Core prices are also projected to climb 0.3% month over month, outpacing the previous 0.2% rise seen in June and marking the strongest gain in six months.
In June, signs of tariff-driven cost pressures emerged, with apparel prices up 0.4% on a monthly basis and footwear rising 0.7% after several months of declines. Furniture and bedding prices also gained 0.4%, reversing May’s 0.8% drop, another signal that these higher costs are starting to reach consumers.
“The July CPI will bring further signs of higher tariffs pushing up prices,” Wells Fargo economist Sarah House wrote last week. “It is still early in the price adjustment process to see how higher import taxes will ultimately be distributed between the end-customer, domestic sellers and foreign exporters.”
“At the same time, growing consumer fatigue is making it more difficult to raise prices in general,” House added. “We continue to expect inflation to pick up, but not ratchet higher, over the second half of the year, with both the core CPI and core PCE deflator returning to around 3% in the fourth quarter.”
Tuesday’s report is set to arrive amid ongoing trade developments that could further alter the US effective tariff rate, now hovering near 18.6% — the highest since 1933, according to the latest Yale Budget Lab estimate.

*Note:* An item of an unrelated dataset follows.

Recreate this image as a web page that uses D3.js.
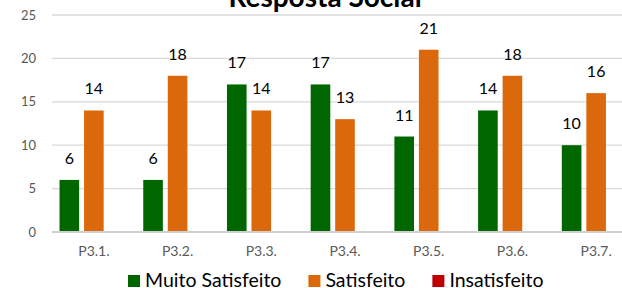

Still, markets are increasingly betting the central bank will lower interest rates at its September meeting, driven largely by concerns over the US labor market’s health after significant downward revisions, alongside persistent inflation.
“CPI could leave [the] Fed with dual headaches,” Citi analyst Stuart Kaiser wrote in a preview of the report, adding investors will likely focus on updates to core goods prices.
“Goods inflation ticked up last month and may be an issue in upcoming reports too, as tariffs make their way through the system,” Kaiser said. “The FOMC had 2 dissents in July and there is some uncertainty about the path forward (particularly if inflation heats up) although the direction of travel is clearly lower for policy rates.”
As of Tuesday afternoon, investors were placing an 87% probability the Fed cuts rates by 0.25% at its September policy meeting, up from 57% last month, according to the CME FedWatch Tool.